A report published by Clive Sheldon QC today looked into evidence of offences committed between 1970 and 2005.
It uncovered 690 survivors of abuse at the hands of 240 suspects, but warned that the actual figure could be much higher due to the pressure still felt by those affected to remain tight-lipped about their experiences.
The report was commissioned in 2016 after Andy Woodward broke his own silence about abuse he suffered from Barry Bennell, currently in prison on a four-year sentence.
It found that while the issue was a general problem in sport until 1995, the conviction of swimming coach Paul Hickson for two rape offences should have provoked more of a reaction from a governing body like the FA – although it admitted that other sports “can also be criticised for their responses”.

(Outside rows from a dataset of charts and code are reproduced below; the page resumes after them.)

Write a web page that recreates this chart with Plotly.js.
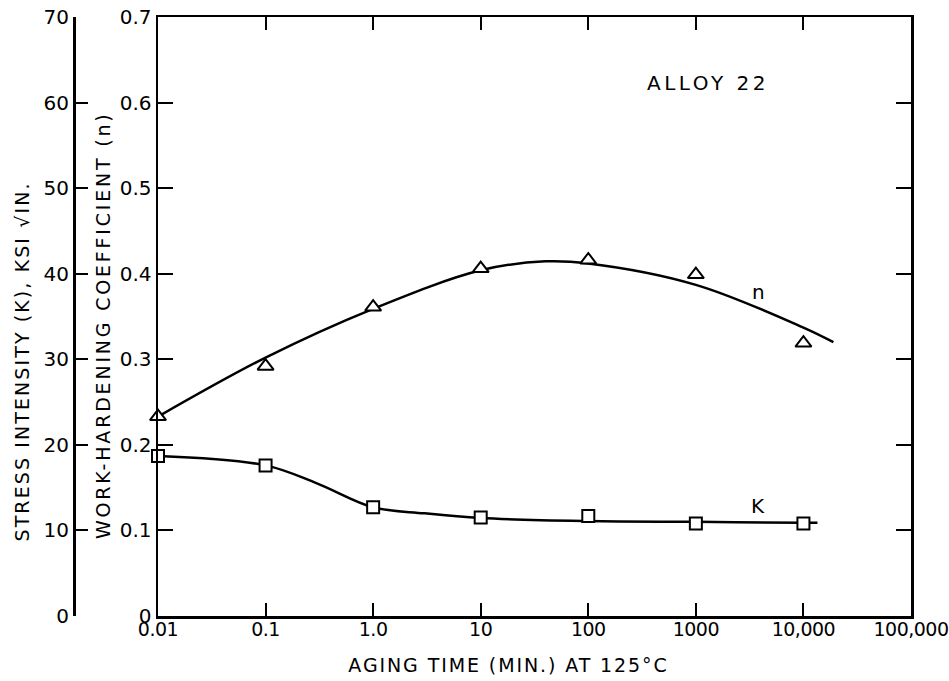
<!DOCTYPE html>
<html>
<head>
<meta charset="utf-8">
<script src="https://cdn.plot.ly/plotly-3.0.1.min.js"></script>
<style>
html,body{margin:0;padding:0;background:#fff;}
#chart{width:949px;height:681px;}
g.annotation[data-index="0"] text{letter-spacing:3.5px;}
g.annotation[data-index="3"] text{letter-spacing:1.9px;}
g.annotation[data-index="4"] text{letter-spacing:2.8px;}
g.annotation[data-index="5"] text{letter-spacing:2.1px;}
g.xtick text{letter-spacing:-0.5px;}
</style>
</head>
<body>
<div id="chart"></div>
<script>
// Aging time (min) at which measurements were taken
const agingTime = [0.01, 0.1, 1, 10, 100, 1000, 10000];
// Work-hardening coefficient n (triangles)
const nValues = [0.233, 0.292, 0.361, 0.406, 0.416, 0.399, 0.319];
// Stress intensity K, ksi sqrt(in) (squares)
const kValues = [18.7, 17.6, 12.7, 11.5, 11.7, 10.8, 10.8];
// Smooth fitted curve for n
const nCurveTime = [0.01, 0.1, 1, 10, 40, 100, 1000, 10000, 19000];
const nCurveValues = [0.233, 0.302, 0.359, 0.404, 0.4145, 0.412, 0.387, 0.337, 0.320];
// Smooth fitted curve for K
const kCurveTime = [0.01, 0.1, 0.3, 1, 3, 10, 100, 1000, 10000, 13500];
const kCurveValues = [18.7, 17.6, 15.5, 12.7, 12.0, 11.45, 11.1, 11.0, 10.9, 10.9];
// Axis ticks
const xTickVals = [0.01, 0.1, 1, 10, 100, 1000, 10000, 100000];
const xTickText = ["0.01", "0.1", "1.0", "10", "100", "1000", "10,000", "100,000"];
const nTickVals = [0, 0.1, 0.2, 0.3, 0.4, 0.5, 0.6, 0.7];
const nTickText = ["0", "0.1", "0.2", "0.3", "0.4", "0.5", "0.6", "0.7"];
const kTickVals = [0, 10, 20, 30, 40, 50, 60, 70];
const kTickText = ["0", "10", "20", "30", "40", "50", "60", "70"];

const W = 949, H = 681;
const FONT = "DejaVu Sans, Liberation Sans, sans-serif";
const px = v => v / W;
const py = v => 1 - v / H;

const traces = [
  {x: nCurveTime, y: nCurveValues, xaxis: 'x', yaxis: 'y', mode: 'lines',
   line: {color: '#000', width: 2.5, shape: 'spline', smoothing: 1}, hoverinfo: 'skip', cliponaxis: false},
  {x: kCurveTime, y: kCurveValues, xaxis: 'x', yaxis: 'y2', mode: 'lines',
   line: {color: '#000', width: 2.5, shape: 'spline', smoothing: 1}, hoverinfo: 'skip', cliponaxis: false},
  {x: agingTime, y: nValues, xaxis: 'x', yaxis: 'y', mode: 'markers', cliponaxis: false,
   marker: {symbol: 'triangle-up', size: 14, color: '#fff', line: {color: '#000', width: 2}}},
  {x: agingTime, y: kValues, xaxis: 'x', yaxis: 'y2', mode: 'markers', cliponaxis: false,
   marker: {symbol: 'square', size: 12, color: '#fff', line: {color: '#000', width: 2}}}
];

const x0 = 158, x1 = 911, yTop = 17, yBot = 616;
const tickFont = {family: FONT, size: 20, color: '#000'};

const layout = {
  width: W, height: H,
  margin: {l: 0, r: 0, t: 0, b: 0},
  paper_bgcolor: '#fff', plot_bgcolor: '#fff',
  showlegend: false,
  font: {family: FONT, color: '#000', size: 18},
  xaxis: {
    type: 'log', range: [-2, 5], domain: [px(x0), px(x1)], automargin: false,
    tickvals: xTickVals, ticktext: xTickText,
    ticks: 'inside', ticklen: 13, tickwidth: 2, tickcolor: '#000',
    showline: true, linewidth: 2.5, linecolor: '#000', mirror: 'ticks',
    showgrid: false, zeroline: false, ticklabelstandoff: -5,
    ticklabeloverflow: 'allow',
    tickfont: {family: FONT, size: 19, color: '#000'}
  },
  yaxis: {
    range: [0, 0.7], domain: [py(yBot), py(yTop)], automargin: false,
    tickvals: nTickVals, ticktext: nTickText,
    ticks: 'inside', ticklen: 15, tickwidth: 2, tickcolor: '#000',
    showline: true, linewidth: 2.5, linecolor: '#000', mirror: 'ticks',
    showgrid: false, zeroline: false,
    tickfont: tickFont
  },
  yaxis2: {
    range: [0, 70], overlaying: 'y', anchor: 'free', position: px(74), side: 'left', automargin: false,
    tickvals: kTickVals, ticktext: kTickText,
    ticks: 'inside', ticklen: 12, tickwidth: 2, tickcolor: '#000',
    showline: true, linewidth: 2.5, linecolor: '#000',
    showgrid: false, zeroline: false,
    tickfont: tickFont
  },
  annotations: [
    {text: 'ALLOY 22', xref: 'paper', yref: 'paper', x: px(708), y: py(83), xanchor: 'center', yanchor: 'middle',
     showarrow: false, font: {family: FONT, size: 20, color: '#000'}},
    {text: 'n', xref: 'paper', yref: 'paper', x: px(758), y: py(292), xanchor: 'center', yanchor: 'middle',
     showarrow: false, font: {family: FONT, size: 20, color: '#000'}},
    {text: 'K', xref: 'paper', yref: 'paper', x: px(758), y: py(506), xanchor: 'center', yanchor: 'middle',
     showarrow: false, font: {family: FONT, size: 20, color: '#000'}},
    {text: 'AGING TIME (MIN.) AT 125°C', xref: 'paper', yref: 'paper', x: px(508), y: py(665), xanchor: 'center', yanchor: 'middle',
     showarrow: false, font: {family: FONT, size: 19, color: '#000'}},
    {text: 'WORK-HARDENING COEFFICIENT (n)', xref: 'paper', yref: 'paper', x: px(103), y: py(326), xanchor: 'center', yanchor: 'middle',
     showarrow: false, textangle: -90, font: {family: FONT, size: 19, color: '#000'}},
    {text: 'STRESS INTENSITY (K), KSI √IN.', xref: 'paper', yref: 'paper', x: px(22), y: py(362), xanchor: 'center', yanchor: 'middle',
     showarrow: false, textangle: -90, font: {family: FONT, size: 19, color: '#000'}}
  ]
};

Plotly.newPlot('chart', traces, layout, {displayModeBar: false, staticPlot: true});
</script>
</body>
</html>
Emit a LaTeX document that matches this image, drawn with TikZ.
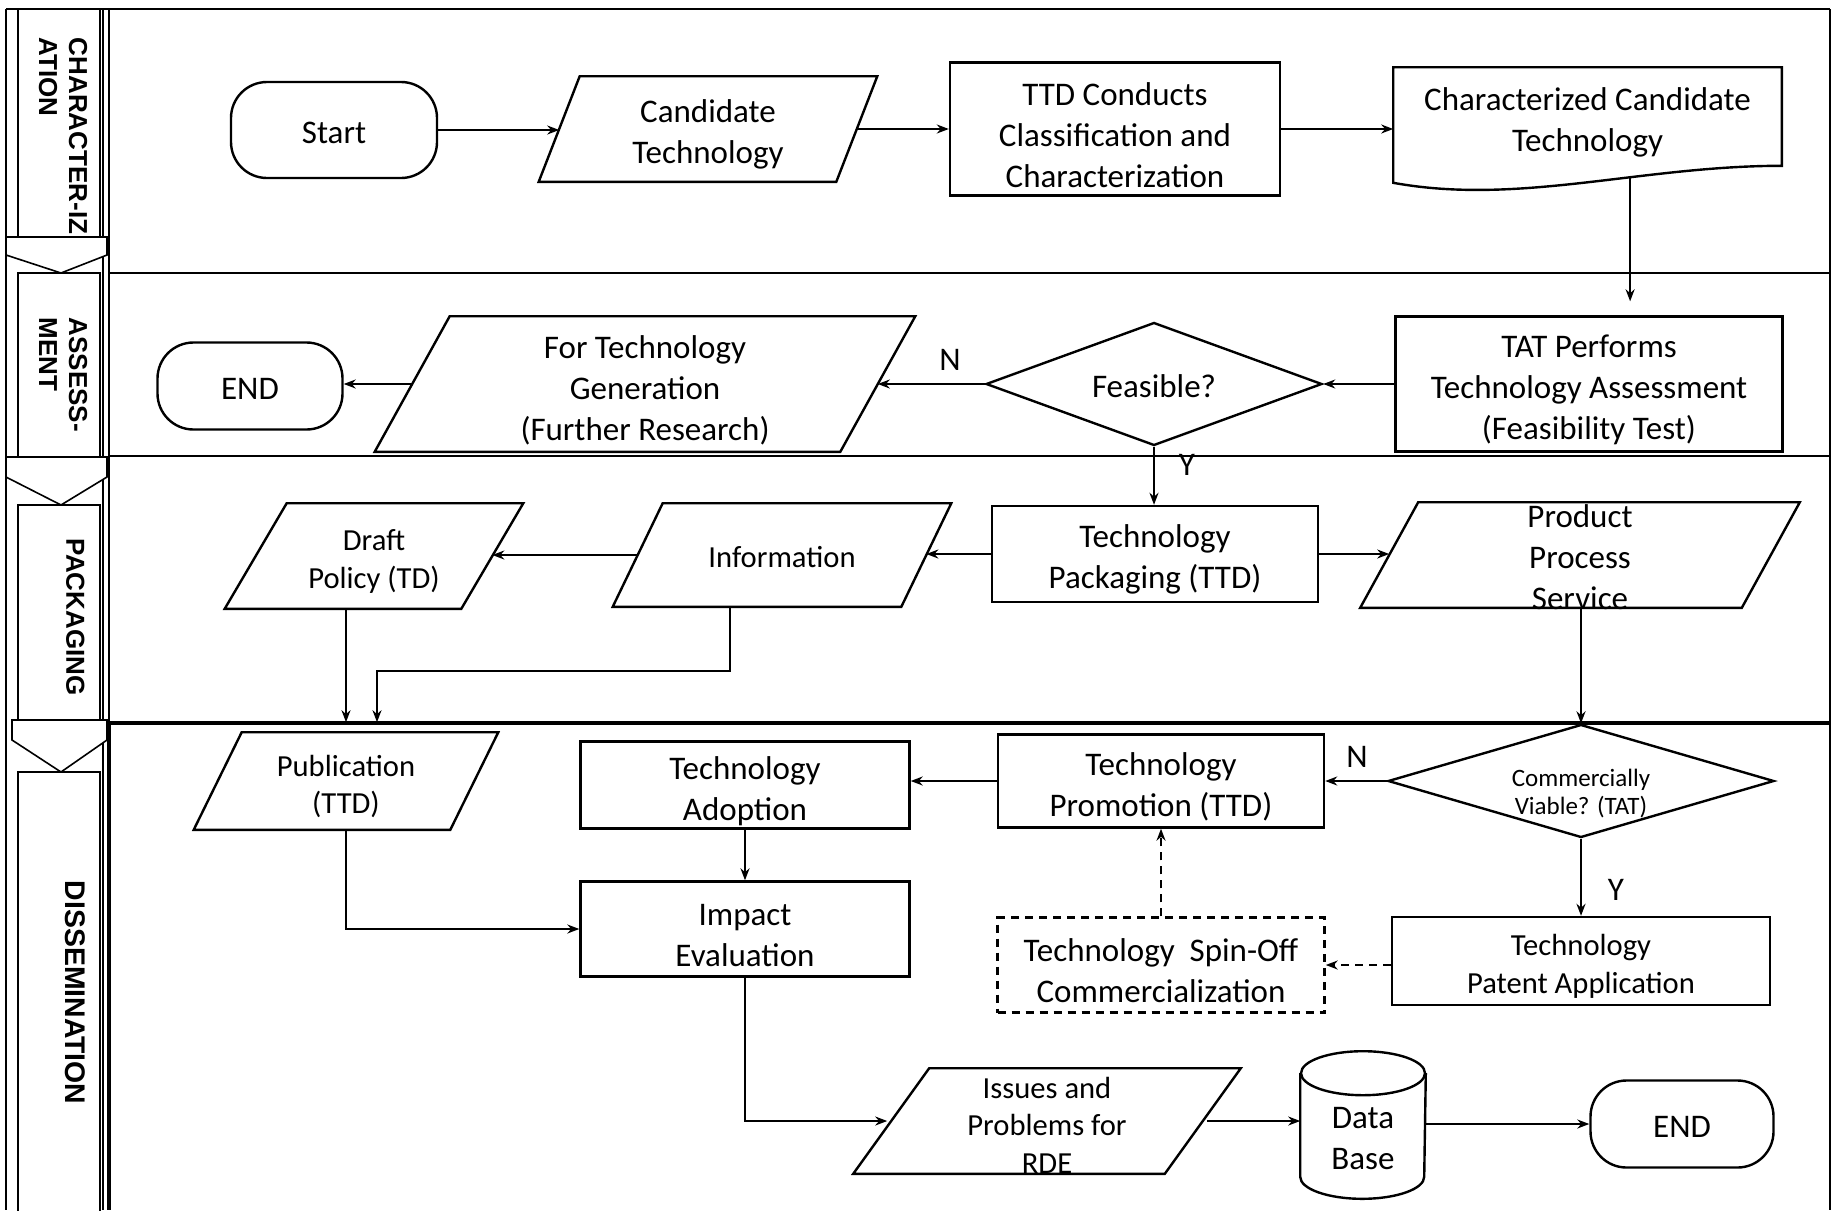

It was only in 2000 that they set up their child-protection programme set up, which while highly regarded, was still guilty in the eyes of the report of a number of mistakes, not least failing to ban Bennell following his arrest and another serial offender Bob Higgins, whose trial had collapsed in 1992 but would still have fallen short of new standards introduced in 2003.
Higgins was jailed for 24 years in 2019.
Going forward, Sheldon has recommended a Safeguarding Champion be nominated on the FA board, with full-time salaried safeguarding officers all at league clubs if possible, or at least a 50% part-time role for clubs in Leagues 1 and 2.
He would also like to see an annual report and National Day of Safeguarding in Football marked every year in the fixture calendar.
The FA are set to respond to the report’s findings later this afternoon.